Offline Model Guidance: DORIS and related approaches leverage past experience, empirical value-function estimates, and confidence sets to drive the exploration-exploitation trade-off, validating policy updates via offline evaluations and worst-case model uncertainty (optimistic planning analogous to model-based RL with uncertainty sets) (Zhan et al., 2022, Wei et al., 2017).

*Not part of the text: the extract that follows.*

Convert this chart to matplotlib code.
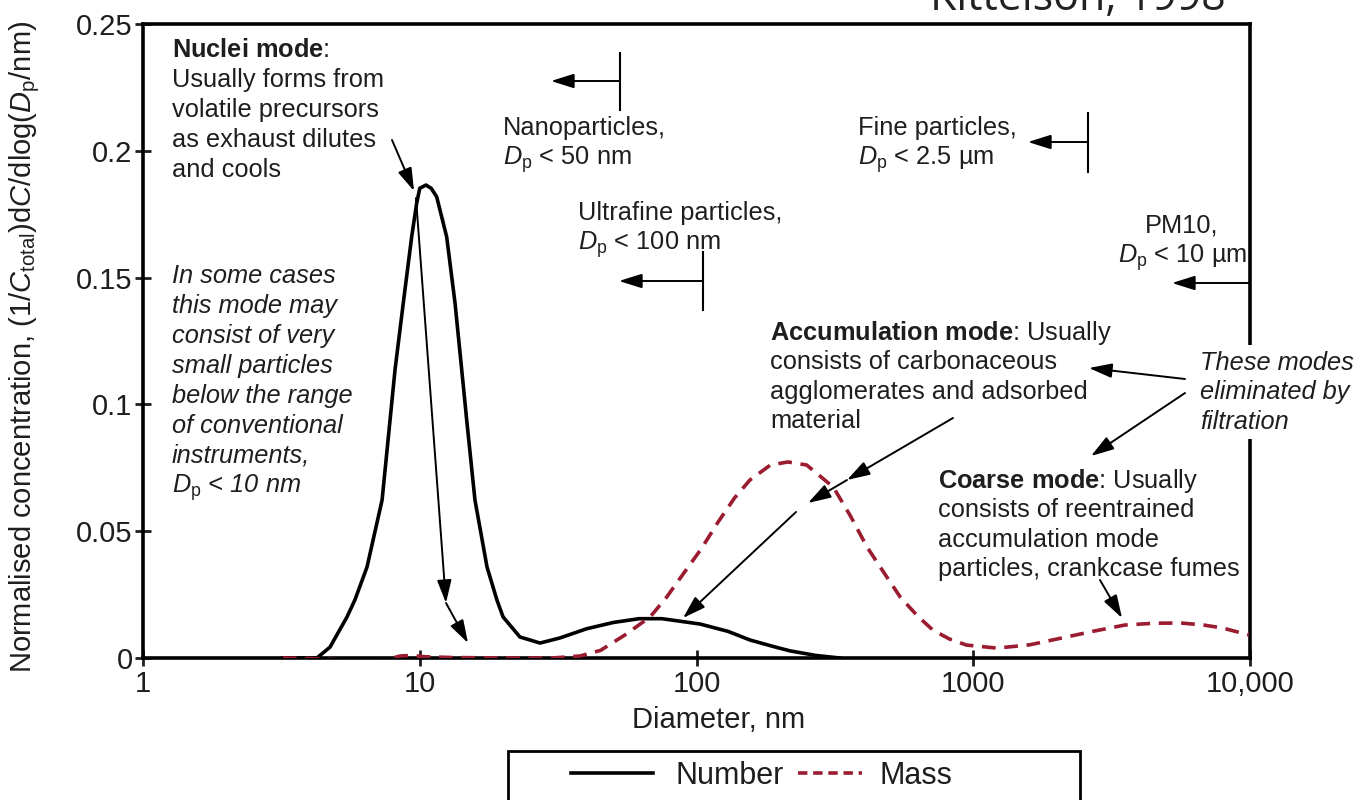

6. Multiagent Interactions and Equilibrium Guarantees

When all agents in a multiagent system deploy decentralized optimistic mirror descent (e.g., via DORIS), the time-averaged mixture of their policies forms an approximate coarse correlated equilibrium (CCE) of the underlying Markov game. The approximation error is bounded explicitly in terms of the agents' regret, the statistical complexity (e.g., BEE dimension), and the number of episodes:

$\epsilon = \tilde O\left(\max_i \frac{H\sqrt{\dim_{\rm BEE}(\mathcal F_i,\Pi_i,\Pi_{-i})\,\ln(N_i|\Pi_i||\Pi_{-i}|/\delta)}}{\sqrt K}\right).$

Averaging across agents’ historical policies preserves robustness even in dynamically changing or adversarial environments (Zhan et al., 2022).

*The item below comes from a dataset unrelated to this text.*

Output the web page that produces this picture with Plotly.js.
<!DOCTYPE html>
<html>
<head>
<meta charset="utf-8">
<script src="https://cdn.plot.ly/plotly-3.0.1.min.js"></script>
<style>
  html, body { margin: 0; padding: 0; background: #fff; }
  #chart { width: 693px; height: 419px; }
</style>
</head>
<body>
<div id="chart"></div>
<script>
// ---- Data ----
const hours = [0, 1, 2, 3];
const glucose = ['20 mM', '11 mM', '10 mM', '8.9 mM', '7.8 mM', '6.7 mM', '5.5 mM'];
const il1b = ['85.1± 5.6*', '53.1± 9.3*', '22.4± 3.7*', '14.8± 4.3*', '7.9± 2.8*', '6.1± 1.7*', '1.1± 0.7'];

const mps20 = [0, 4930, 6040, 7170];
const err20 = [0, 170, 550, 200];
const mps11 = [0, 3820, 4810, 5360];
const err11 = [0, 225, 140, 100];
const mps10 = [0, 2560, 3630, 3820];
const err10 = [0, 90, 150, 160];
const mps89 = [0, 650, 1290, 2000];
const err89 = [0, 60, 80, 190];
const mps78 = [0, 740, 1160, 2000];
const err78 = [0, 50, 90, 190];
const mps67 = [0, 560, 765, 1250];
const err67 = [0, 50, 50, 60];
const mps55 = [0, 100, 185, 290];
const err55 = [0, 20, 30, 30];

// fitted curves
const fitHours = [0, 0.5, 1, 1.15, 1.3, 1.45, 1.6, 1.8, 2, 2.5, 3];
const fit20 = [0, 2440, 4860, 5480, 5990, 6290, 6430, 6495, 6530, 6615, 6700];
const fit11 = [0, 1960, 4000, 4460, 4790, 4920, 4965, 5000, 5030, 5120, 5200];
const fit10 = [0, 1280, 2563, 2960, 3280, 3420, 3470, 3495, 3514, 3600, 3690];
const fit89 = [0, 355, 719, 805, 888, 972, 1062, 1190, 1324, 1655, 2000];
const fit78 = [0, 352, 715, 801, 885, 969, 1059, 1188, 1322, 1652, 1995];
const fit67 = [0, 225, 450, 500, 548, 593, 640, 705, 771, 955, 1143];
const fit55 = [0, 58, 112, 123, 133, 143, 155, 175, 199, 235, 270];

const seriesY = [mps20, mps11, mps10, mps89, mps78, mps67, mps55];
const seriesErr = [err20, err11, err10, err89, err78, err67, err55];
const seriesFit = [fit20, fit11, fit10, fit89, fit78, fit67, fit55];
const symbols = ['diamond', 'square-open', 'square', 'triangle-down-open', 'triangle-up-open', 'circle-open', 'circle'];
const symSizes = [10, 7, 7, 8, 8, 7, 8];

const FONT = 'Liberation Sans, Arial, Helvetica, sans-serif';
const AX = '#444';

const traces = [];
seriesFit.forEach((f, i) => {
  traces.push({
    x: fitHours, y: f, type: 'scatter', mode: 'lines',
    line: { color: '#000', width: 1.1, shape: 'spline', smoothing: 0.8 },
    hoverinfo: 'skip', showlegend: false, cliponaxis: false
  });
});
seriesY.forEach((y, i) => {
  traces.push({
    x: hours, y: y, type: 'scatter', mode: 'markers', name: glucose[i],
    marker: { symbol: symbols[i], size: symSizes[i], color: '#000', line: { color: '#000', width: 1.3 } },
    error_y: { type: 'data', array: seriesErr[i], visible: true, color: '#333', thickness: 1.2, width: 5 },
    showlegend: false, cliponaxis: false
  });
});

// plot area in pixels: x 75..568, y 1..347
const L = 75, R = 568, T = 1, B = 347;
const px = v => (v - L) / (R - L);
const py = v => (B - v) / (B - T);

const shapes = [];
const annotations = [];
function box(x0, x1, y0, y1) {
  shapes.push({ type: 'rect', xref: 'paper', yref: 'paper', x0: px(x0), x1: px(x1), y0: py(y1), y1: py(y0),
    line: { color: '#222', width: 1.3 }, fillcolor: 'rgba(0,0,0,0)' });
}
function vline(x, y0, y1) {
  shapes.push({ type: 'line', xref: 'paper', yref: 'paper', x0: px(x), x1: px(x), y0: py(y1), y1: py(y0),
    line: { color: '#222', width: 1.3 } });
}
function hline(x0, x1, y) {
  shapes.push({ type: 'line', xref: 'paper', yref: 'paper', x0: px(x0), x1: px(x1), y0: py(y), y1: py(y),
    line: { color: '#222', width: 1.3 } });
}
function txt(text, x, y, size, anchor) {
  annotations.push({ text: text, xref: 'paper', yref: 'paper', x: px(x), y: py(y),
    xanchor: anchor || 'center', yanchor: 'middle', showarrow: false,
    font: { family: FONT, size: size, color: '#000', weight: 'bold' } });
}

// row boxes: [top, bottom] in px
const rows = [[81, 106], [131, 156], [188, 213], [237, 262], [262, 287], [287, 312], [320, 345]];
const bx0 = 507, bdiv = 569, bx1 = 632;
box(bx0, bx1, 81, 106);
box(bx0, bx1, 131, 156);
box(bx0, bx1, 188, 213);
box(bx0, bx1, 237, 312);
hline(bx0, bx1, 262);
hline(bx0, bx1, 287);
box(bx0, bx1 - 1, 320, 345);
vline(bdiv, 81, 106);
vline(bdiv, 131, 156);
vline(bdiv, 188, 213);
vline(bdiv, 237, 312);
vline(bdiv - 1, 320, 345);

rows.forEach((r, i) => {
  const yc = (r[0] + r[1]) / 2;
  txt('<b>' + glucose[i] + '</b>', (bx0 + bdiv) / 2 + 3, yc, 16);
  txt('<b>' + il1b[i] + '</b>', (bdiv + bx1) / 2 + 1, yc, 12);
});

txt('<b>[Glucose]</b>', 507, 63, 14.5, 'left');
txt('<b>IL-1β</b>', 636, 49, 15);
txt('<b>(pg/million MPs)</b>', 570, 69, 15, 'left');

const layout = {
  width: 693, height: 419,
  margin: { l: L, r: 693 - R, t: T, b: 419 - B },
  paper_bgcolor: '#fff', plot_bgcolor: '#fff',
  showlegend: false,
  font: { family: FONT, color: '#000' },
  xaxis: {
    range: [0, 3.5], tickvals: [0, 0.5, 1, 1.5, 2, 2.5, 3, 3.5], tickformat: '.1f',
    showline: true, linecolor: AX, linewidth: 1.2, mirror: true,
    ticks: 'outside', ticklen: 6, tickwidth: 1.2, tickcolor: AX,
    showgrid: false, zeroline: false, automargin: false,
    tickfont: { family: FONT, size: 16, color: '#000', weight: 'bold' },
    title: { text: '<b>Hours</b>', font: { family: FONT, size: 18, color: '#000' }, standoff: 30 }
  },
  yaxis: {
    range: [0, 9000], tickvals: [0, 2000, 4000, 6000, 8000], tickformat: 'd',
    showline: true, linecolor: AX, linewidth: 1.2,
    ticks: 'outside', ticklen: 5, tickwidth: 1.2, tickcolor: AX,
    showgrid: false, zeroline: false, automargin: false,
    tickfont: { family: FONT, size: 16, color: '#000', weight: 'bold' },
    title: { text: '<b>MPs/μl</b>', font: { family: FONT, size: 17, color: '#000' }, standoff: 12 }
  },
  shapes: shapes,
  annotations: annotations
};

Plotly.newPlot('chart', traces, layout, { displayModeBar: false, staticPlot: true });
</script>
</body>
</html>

7. Extensions and Open Problems

Current methodologies offer statistical efficiency under bounded function classes and consistent, policy-revealing adversaries; however, several fundamental questions remain. Notably, whether $d^*$ -dependence in regret bounds is information-theoretically necessary, and whether other complexity notions can supplant or complement the BEE dimension for general function approximation, are open problems (Nguyen-Tang et al., 2024). Practical algorithms for large-scale, function-approximation, or deep RL settings are still information-theoretic; computational efficiency in these domains is largely unresolved. Extending model guidance and policy-regret frameworks to settings with continuous spaces, partial observability, or general-sum games is a key frontier (Han et al., 2022, Wei et al., 2017, Nguyen-Tang et al., 2024).